The first such annexation on deck is Area 1 — a 55-acre section located roughly across from Fiddlers Way off Rock Springs Road. Approximately 50 people live in this area; estimated sewer installation costs will run $197,000, and water line upgrades are projected to be $135,000.
The BMA voted unanimously on first reading to annex Area 1. The annexation must be approved a second time in order to be finalized, something that will likely take place on Oct. 18.
Tuesday’s vote marks the second time the city has attempted to annex Area 1. In August 2006, the BMA voted to annex Area 1, and in response a group of residents filed a lawsuit to stop it. One of their arguments was the city failed to display the plan of services for Area 1 in three locations — as per state law. For Area 1, Kingsport posted the plan in two locations — City Hall and the planning office.
Realizing their mistake, city leaders pulled Areas 2 and 3 from the BMA’s agenda in September and voted in January to repeal the annexation of Area 1. To comply with state law, the city now displays the plan of services at City Hall, the planning office and the Kingsport Public Library.
Originally all eight annexations were to occur before the end of the year, but with the city’s new elementary school in the Rock Springs community being pushed back to an August 2009 open date, city planners have said there was no rush to annex Areas 6, 7 and 8.
The eight areas proposed to be annexed include approximately 969 acres and at least 585 people. The cost to provide water and sewer to these areas is estimated to be $2.33 million and $6 million, respectively.
The city’s long-range annexation plan in the Rock Springs community is still in effect and carries through 2011. The plan includes nearly 3,100 acres and approximately 2,000 residents in the Rock Springs and Sullivan Gardens communities.
In other business Tuesday night the BMA:
• Voted 5-1 to give Campbell a 2.5 percent pay increase, thus taking his salary from $129,615 a year to $132,856 a year.

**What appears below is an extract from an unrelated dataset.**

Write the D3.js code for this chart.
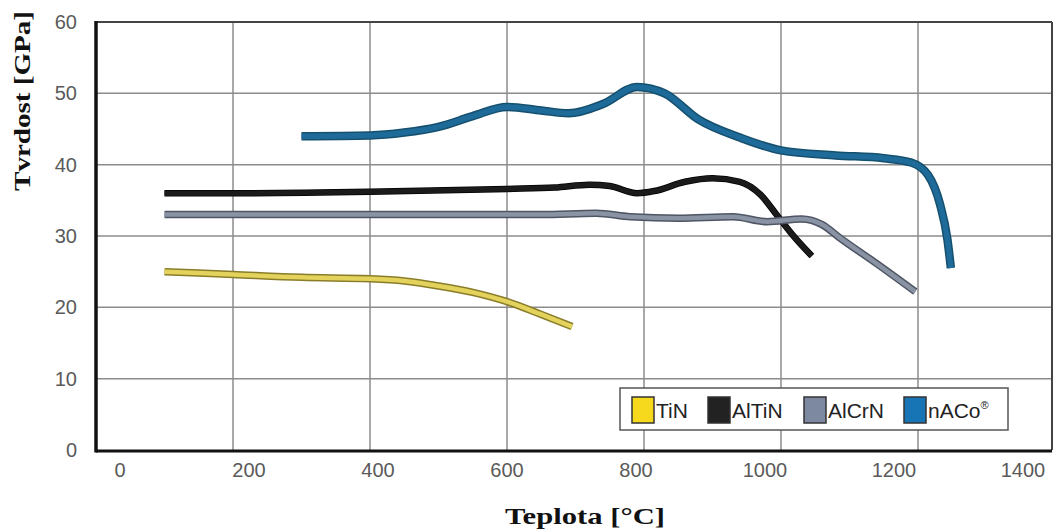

The 2.5 percent increase takes Campbell’s total raise to 6.5 percent — the maximum any other city employee could receive and the same amount as 23 other city employees received back in July. Alderman Ken Marsh voted against the action.
• Allocated on final reading $11,752 to the Downtown Kingsport Association to help pay for rent and improvements in connection with the arts courses being offered by East Tennessee State University in downtown Kingsport. Alderman Pat Shull voted against the measure.
• Approved on final reading the funding to purchase the Tri-City Linen and Uniform Co. property, which is a property city leaders envision to use, some way, in connection to the proposed academic village downtown. Marsh and Shull voted against the measure.
• Accepted a $47,645 donation from the K-PLAY Sports Council, which will be used as the matching portion of a $250,000 state grant. The money will be used to fund the installation of lights at two ball fields at Domtar Park, one soccer field at Eastman Park, and parking lot lights at both parks.
• Approved on final reading the annexation of the Colonial Heights Presbyterian Church. Colonial Heights Presbyterian requested annexation in order to receive city services, notably fire and police protection, and for a reduction in water and sewer expenses.